It was like a different life. It was like a miracle. With my new tools and perspective, I was able to be myself in the classroom. I had a fierceness in me, knowing that I had to either believe in myself and stand behind what I was doing or go back down that dark and self-destructive road. I had new courage. I had a deep dedication to all of my wounded parts, so I brought them all with me to work each day. No part of me had to be shoved into a corner in order for me to do my work. I suffered with anxiety every day, but it did not bring me down. I was having too much fun.
The CI has been amazing. It just flows. It flows from a joyful part of me, from my heart. And it’s not always great or interesting or anything like that, but it is what I’m doing. I’m speaking Spanish with students. We are reading and writing and acting stuff out and talking together. We are listening to each other. We are being as human as we can under the circumstances, and I love this work. They blurt too much. They have something to say in English about every single thing we say in Spanish. Some days they are focused and it’s as if the sky opens up and we are in Teacher Heaven. Most days they are all over the place, bumbling around with a hundred different behaviors and I just admire them and laugh and think “I am learning and doing my best and none of this is perfect”, and try another strategy, or not.
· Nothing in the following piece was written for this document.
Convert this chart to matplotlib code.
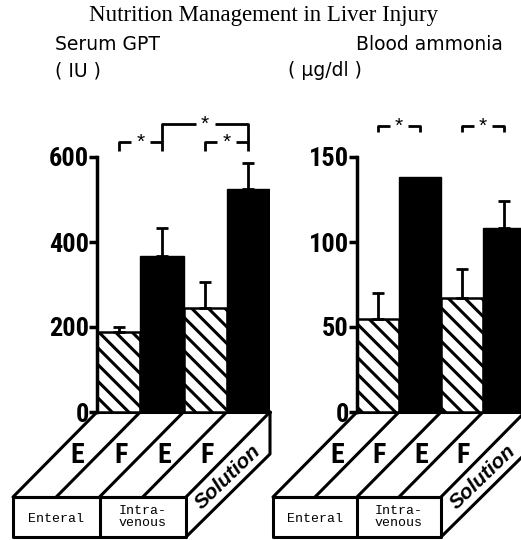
import matplotlib
matplotlib.use('Agg')
import matplotlib.pyplot as plt
from matplotlib import font_manager
import numpy as np

fl = font_manager.fontManager.ttflist
names = {f.name for f in fl}
def pick(*c):
    for n in c:
        if n in names:
            return n
    return None

# condensed bold font for numbers / E-F labels
NARROW = pick('Liberation Sans Narrow', 'Roboto Condensed', 'Open Sans Condensed',
              'DejaVu Sans Condensed')
STRETCH = 'normal'
if NARROW is None:
    if any(f.name == 'DejaVu Sans' and str(f.stretch) in ('condensed', '75', 'semi-condensed')
           for f in fl):
        NARROW, STRETCH = 'DejaVu Sans', 'condensed'
    else:
        NARROW = 'DejaVu Sans'
NUM_FS = 19 if (NARROW != 'DejaVu Sans' or STRETCH == 'condensed') else 16
SANS = pick('Liberation Sans') or 'DejaVu Sans'
SERIF = pick('Liberation Serif') or 'DejaVu Serif'
MONO = pick('Liberation Mono') or 'DejaVu Sans Mono'

# ---------------- data ----------------
groups = ['E', 'F', 'E', 'F']
routes = ['Enteral', 'Intra-\nvenous']
side_label = 'Solution'
gpt_mean = [188, 368, 245, 525]
gpt_err = [12, 64, 62, 60]
gpt_ticks = [0, 200, 400, 600]
nh3_mean = [55, 138, 67, 108]
nh3_err = [15, 0, 17, 16]
nh3_ticks = [0, 50, 100, 150]
hatched = [True, False, True, False]

W, H = 521, 540
DPI = 100
fig = plt.figure(figsize=(W / DPI, H / DPI), dpi=DPI)
plt.rcParams['hatch.linewidth'] = 2.2

ov = fig.add_axes([0, 0, 1, 1])
ov.set_xlim(0, W)
ov.set_ylim(H, 0)
ov.axis('off')
ov.patch.set_alpha(0)

Y0 = 412
YT = 157
DX, DY, BH = 84, 85, 40
LW = 2.2


def panel(x0, width, means, errs, ticks, brackets):
    ax = fig.add_axes([x0 / W, 1 - Y0 / H, width / W, (Y0 - YT) / H])
    ax.patch.set_alpha(0)
    x = np.arange(len(means))
    for i in range(len(means)):
        if hatched[i]:
            ax.bar(x[i], means[i], width=1.0, facecolor='white', edgecolor='black',
                   hatch='\\\\', linewidth=1.8, zorder=2)
        else:
            ax.bar(x[i], means[i], width=1.0, facecolor='black', edgecolor='black',
                   linewidth=1.0, zorder=2)
        if errs[i] > 0:
            ax.errorbar(x[i], means[i], yerr=[[0], [errs[i]]], fmt='none', ecolor='black',
                        elinewidth=2, capsize=4, capthick=2, zorder=3)
    ax.set_xlim(-0.5, len(means) - 0.5)
    ax.set_ylim(0, ticks[-1])
    for s in ['top', 'right', 'bottom']:
        ax.spines[s].set_visible(False)
    ax.spines['left'].set_linewidth(2.5)
    ax.spines['left'].set_bounds(0, ticks[-1])
    ax.set_xticks([])
    ax.set_yticks(ticks)
    ax.set_yticklabels([str(t) for t in ticks], fontfamily=NARROW, fontstretch=STRETCH,
                       fontweight='bold', fontsize=NUM_FS)
    ax.tick_params(axis='y', direction='out', length=6, width=2.5, pad=0)
    for xa, xb, yt, yb in brackets:
        xm = (xa + xb) / 2
        gap = 0.22
        ax.plot([xa, xa, xm - gap], [yb, yt, yt], color='black', lw=2, clip_on=False,
                solid_capstyle='butt')
        ax.plot([xm + gap, xb, xb], [yt, yt, yb], color='black', lw=2, clip_on=False,
                solid_capstyle='butt')
        ax.text(xm, yt, '*', ha='center', va='center', fontsize=15, fontfamily=SANS,
                clip_on=False)
    return ax


def px2val(py, top):
    return (Y0 - py) / (Y0 - YT) * top

axL = panel(97, 173, gpt_mean, gpt_err, gpt_ticks,
            [(0, 1, px2val(142, 600), px2val(151, 600)),
             (2, 3, px2val(142, 600), px2val(151, 600)),
             (1, 3, px2val(124, 600), px2val(142, 600))])
axR = panel(357, 168, nh3_mean, nh3_err, nh3_ticks,
            [(0, 1, px2val(126, 150), px2val(132, 150)),
             (2, 3, px2val(126, 150), px2val(132, 150))])


def platform(x0, x1):
    colw = (x1 - x0) / 4
    k = dict(color='black', lw=LW, solid_capstyle='round', solid_joinstyle='round')
    ov.plot([x0, x1], [Y0, Y0], **k)
    ov.plot([x0 - DX, x1 - DX], [Y0 + DY, Y0 + DY], **k)
    for i in range(5):
        xb = x0 + i * colw
        ov.plot([xb, xb - DX], [Y0, Y0 + DY], **k)
    fx0, fx1 = x0 - DX, x1 - DX
    ov.plot([fx0, fx1, fx1, fx0, fx0], [Y0 + DY, Y0 + DY, Y0 + DY + BH, Y0 + DY + BH, Y0 + DY], **k)
    fm = fx0 + 2 * colw
    ov.plot([fm, fm], [Y0 + DY, Y0 + DY + BH], **k)
    ov.plot([x1, x1, fx1], [Y0, Y0 + BH + 2, Y0 + DY + BH], **k)
    for i, g in enumerate(groups):
        cx = x0 + (i + 0.5) * colw - DX * 0.5
        ov.text(cx + 1, Y0 + DY * 0.5 + 1, g, ha='center', va='center', fontsize=20,
                fontweight='bold', fontfamily=NARROW, fontstretch=STRETCH)
    ov.text((fx0 + fm) / 2, Y0 + DY + BH / 2 + 2, routes[0], ha='center', va='center',
            fontsize=9.5, fontfamily=MONO)
    ov.text((fm + fx1) / 2, Y0 + DY + BH / 2, routes[1], ha='center', va='center',
            fontsize=9.5, fontfamily=MONO, linespacing=1.05)
    ov.text(x1 - DX / 2, Y0 + DY / 2 + BH / 2 + 3, side_label, ha='center', va='center',
            rotation=44, fontsize=15, fontstyle='italic', fontweight='bold',
            fontfamily=SANS)

platform(97, 270)
platform(357, 525)

ov.text(264, 16, 'Nutrition Management in Liver Injury', ha='center', va='center',
        fontsize=16.5, fontfamily=SERIF)
ov.text(55, 45, 'Serum GPT', ha='left', va='center', fontsize=13.5, fontfamily='DejaVu Sans')
ov.text(55, 71, '( IU )', ha='left', va='center', fontsize=13.5, fontfamily='DejaVu Sans')
ov.text(356, 45, 'Blood ammonia', ha='left', va='center', fontsize=13.5, fontfamily='DejaVu Sans')
ov.text(288, 71, '( μg/dl )', ha='left', va='center', fontsize=13.5, fontfamily='DejaVu Sans')

fig.savefig('out.png', dpi=DPI)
Some days they listen to me and respond to my instructions and I am amazed. Some days they all do their jobs like champions and I feel like a “good teacher”. As the semester rolls along to the end, I can feel that we have created good things together. A lot of them are Spanish things, and also human things. And none of it is perfect, but I am happy. I am a happy, inspired teacher, and I’ll take that.
Here are some comments in response to (Robert Patrick’s) evaluation questions yesterday using Google Forms so it’s all anonymous. This is my favorite evaluation. I don’t know who this student is, but I wish I could give them a hug!
What helped you learn Spanish?
The slow and constant stream of Spanish really helped me. Just talking and learning to comprehend little by little worked really well for me.
What didn’t help?
I’m not really sure. I felt that everything we did helped me to learn in some way or another.
If you could change one thing…
I don’t think I would have changed anything. I had a really positive experience.